> **SHORT TASK**
Going from the top of the data below, give again each line through the one containing "const chartTitle = 'OC-CCI", both ends kept.

> **SOURCE DATA**
--- --- ---

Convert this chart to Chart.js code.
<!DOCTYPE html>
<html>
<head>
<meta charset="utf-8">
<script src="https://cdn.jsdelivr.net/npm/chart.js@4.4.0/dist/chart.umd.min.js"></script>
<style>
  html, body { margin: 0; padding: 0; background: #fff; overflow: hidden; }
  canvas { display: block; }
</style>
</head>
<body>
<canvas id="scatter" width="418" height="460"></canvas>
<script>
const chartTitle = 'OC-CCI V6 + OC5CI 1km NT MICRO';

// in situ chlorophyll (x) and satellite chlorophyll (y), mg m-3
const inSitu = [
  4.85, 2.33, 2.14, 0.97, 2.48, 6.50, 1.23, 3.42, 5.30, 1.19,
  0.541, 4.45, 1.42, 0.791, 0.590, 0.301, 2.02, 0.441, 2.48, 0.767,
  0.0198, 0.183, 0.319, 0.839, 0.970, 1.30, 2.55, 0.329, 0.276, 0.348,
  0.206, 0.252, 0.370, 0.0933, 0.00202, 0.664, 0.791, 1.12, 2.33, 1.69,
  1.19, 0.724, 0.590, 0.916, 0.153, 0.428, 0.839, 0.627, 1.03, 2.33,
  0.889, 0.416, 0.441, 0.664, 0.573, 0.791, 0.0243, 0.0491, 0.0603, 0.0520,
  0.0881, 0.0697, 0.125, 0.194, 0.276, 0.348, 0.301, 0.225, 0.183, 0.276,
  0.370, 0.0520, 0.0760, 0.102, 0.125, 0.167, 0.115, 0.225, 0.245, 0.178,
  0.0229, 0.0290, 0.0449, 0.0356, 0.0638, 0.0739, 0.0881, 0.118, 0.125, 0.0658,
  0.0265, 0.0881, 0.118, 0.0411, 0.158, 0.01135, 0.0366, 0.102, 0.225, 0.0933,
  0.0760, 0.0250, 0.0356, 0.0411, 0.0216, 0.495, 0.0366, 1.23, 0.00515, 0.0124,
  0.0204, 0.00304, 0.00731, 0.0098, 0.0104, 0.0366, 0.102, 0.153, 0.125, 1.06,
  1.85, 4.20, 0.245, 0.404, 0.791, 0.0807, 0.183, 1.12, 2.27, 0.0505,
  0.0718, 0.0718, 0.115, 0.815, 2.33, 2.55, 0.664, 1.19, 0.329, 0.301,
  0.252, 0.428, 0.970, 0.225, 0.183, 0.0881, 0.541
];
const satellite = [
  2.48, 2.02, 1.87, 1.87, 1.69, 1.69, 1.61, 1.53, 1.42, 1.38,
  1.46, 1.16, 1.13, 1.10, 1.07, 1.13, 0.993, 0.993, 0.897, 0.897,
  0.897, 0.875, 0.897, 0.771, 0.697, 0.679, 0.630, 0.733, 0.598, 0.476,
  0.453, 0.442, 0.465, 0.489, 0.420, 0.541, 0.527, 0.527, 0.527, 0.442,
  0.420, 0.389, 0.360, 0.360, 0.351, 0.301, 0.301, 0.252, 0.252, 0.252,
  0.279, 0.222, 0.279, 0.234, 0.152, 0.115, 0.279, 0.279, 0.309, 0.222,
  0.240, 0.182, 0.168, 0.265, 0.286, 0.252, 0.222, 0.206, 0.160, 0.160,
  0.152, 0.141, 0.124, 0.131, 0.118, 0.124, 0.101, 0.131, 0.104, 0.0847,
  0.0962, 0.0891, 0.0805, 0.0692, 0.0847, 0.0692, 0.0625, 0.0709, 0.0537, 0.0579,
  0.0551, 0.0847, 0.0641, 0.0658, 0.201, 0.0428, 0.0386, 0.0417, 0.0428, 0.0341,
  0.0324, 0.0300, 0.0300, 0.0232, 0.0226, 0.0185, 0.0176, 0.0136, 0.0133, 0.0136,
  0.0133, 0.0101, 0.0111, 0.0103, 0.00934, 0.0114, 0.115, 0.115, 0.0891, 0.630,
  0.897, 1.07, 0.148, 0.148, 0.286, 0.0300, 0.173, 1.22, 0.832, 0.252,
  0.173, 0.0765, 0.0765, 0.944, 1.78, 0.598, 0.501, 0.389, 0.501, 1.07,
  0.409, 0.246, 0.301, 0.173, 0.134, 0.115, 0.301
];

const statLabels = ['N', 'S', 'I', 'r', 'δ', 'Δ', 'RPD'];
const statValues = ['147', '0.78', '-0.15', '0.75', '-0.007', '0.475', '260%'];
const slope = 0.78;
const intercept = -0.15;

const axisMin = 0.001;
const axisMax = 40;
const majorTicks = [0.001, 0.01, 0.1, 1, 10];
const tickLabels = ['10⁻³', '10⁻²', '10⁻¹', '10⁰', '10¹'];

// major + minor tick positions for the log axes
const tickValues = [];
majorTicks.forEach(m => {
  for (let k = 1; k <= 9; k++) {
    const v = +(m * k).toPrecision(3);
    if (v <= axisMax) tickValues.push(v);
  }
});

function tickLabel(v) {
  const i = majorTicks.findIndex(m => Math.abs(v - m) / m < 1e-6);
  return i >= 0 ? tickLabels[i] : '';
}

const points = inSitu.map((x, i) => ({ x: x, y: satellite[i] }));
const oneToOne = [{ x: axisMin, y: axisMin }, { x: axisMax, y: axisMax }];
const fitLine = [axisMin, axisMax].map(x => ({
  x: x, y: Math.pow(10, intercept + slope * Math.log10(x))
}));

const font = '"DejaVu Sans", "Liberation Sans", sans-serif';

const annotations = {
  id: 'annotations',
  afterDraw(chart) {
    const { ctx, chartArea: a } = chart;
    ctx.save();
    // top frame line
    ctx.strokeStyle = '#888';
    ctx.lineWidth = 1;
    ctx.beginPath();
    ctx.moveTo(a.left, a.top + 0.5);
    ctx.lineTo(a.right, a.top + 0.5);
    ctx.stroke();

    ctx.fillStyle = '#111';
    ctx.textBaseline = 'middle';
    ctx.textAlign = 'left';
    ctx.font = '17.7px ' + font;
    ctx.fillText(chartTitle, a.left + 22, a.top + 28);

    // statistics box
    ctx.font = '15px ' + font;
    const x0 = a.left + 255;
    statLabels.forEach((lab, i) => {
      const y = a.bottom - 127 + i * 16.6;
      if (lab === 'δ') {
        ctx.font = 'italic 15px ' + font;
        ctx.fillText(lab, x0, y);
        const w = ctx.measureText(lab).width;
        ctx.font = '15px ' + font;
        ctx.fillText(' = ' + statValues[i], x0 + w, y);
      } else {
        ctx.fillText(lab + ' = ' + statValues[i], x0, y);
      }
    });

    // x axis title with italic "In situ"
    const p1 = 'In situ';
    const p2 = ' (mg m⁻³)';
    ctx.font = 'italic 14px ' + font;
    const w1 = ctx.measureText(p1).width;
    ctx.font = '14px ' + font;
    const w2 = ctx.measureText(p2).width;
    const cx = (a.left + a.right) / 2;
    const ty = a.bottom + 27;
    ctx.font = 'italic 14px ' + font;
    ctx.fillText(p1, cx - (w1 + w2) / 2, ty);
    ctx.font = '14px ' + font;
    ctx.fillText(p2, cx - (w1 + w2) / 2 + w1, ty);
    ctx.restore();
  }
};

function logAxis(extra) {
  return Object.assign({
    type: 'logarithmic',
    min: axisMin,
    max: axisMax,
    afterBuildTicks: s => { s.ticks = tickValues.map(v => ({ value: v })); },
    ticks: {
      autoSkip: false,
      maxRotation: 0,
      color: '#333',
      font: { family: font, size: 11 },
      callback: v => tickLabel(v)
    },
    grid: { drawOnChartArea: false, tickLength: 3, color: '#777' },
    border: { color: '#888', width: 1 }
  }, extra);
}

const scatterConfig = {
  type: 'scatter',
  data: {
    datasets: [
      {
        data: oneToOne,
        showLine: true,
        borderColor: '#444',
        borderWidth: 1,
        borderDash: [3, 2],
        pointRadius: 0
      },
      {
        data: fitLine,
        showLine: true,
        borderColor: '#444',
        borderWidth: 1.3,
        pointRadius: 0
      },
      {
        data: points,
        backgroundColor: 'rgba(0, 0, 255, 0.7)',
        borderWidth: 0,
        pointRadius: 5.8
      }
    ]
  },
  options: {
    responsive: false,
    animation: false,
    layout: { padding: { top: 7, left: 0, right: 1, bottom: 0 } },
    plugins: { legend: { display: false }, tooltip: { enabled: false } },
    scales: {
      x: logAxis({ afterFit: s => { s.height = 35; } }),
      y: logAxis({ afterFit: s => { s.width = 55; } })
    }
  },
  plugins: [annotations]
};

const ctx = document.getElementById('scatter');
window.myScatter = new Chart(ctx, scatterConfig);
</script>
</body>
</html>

--- --- ---

> **THE ANSWER**
Convert this chart to Chart.js code.
<!DOCTYPE html>
<html>
<head>
<meta charset="utf-8">
<script src="https://cdn.jsdelivr.net/npm/chart.js@4.4.0/dist/chart.umd.min.js"></script>
<style>
  html, body { margin: 0; padding: 0; background: #fff; overflow: hidden; }
  canvas { display: block; }
</style>
</head>
<body>
<canvas id="scatter" width="418" height="460"></canvas>
<script>
const chartTitle = 'OC-CCI V6 + OC5CI 1km NT MICRO';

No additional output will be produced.